There's nothing overly impressive about the spew system; it's just a set of tedious actions that anyone and their mother could do without effort.
Teinyhr
Ourumur
#32 - 2014-02-15 13:21:05 UTC
Tippia wrote:
It rewards knowledge, preparation and hand-eye co-ordination.
Frankly, more of the game should do the same.


Pointlessly spend ones time? I think that already is this games main problem, that just about everything you do takes hours of your time. So, you've prepared yourself, reading up on exploration sites. You spent 10-20 minutes finding a relic/data site, you scanned the structure, you know what loot cans to look for. You take a minute or few to hack the site open, depending on how lucky you are finding the endpoint. Then you have to click on spew cans in the hopes that the one single can out of four you looked out for but wasn't able to catch in time wasn't the can that contained what you wanted.

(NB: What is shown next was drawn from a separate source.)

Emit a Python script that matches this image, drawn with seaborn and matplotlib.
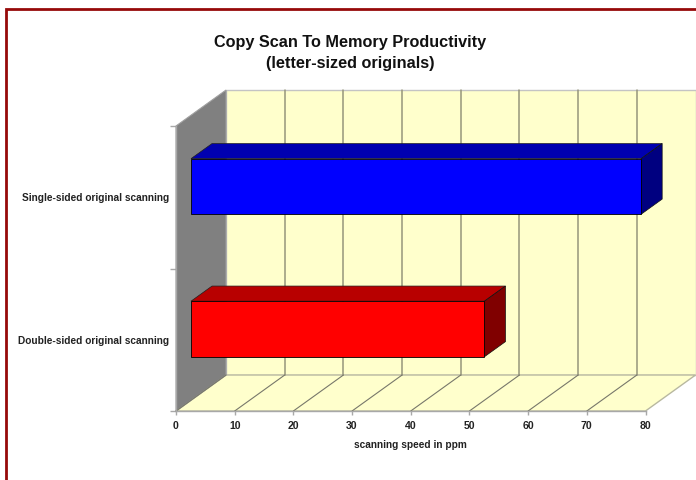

You know what this is called? Fake Difficulty. Basicly even if you know what you're supposed to do, the game pointlessly wastes your time on game mechanics that serve no other function than to waste your time. That is, assuming you aren't benefitting from the experience of others that did the dull job of finding out how this thing works so that you don't have to, but actually are willing to find out these things yourself, in which case this is simply frustrating the player.

EVE sorely needs less gimmicky gameplay and more straightforward rewarding the player for their work. I'm not talking WoW level "thanks for trying, here have some epic armor to wipe some of those loser tears away", just that you don't have to bend over backwards for negligible rewards.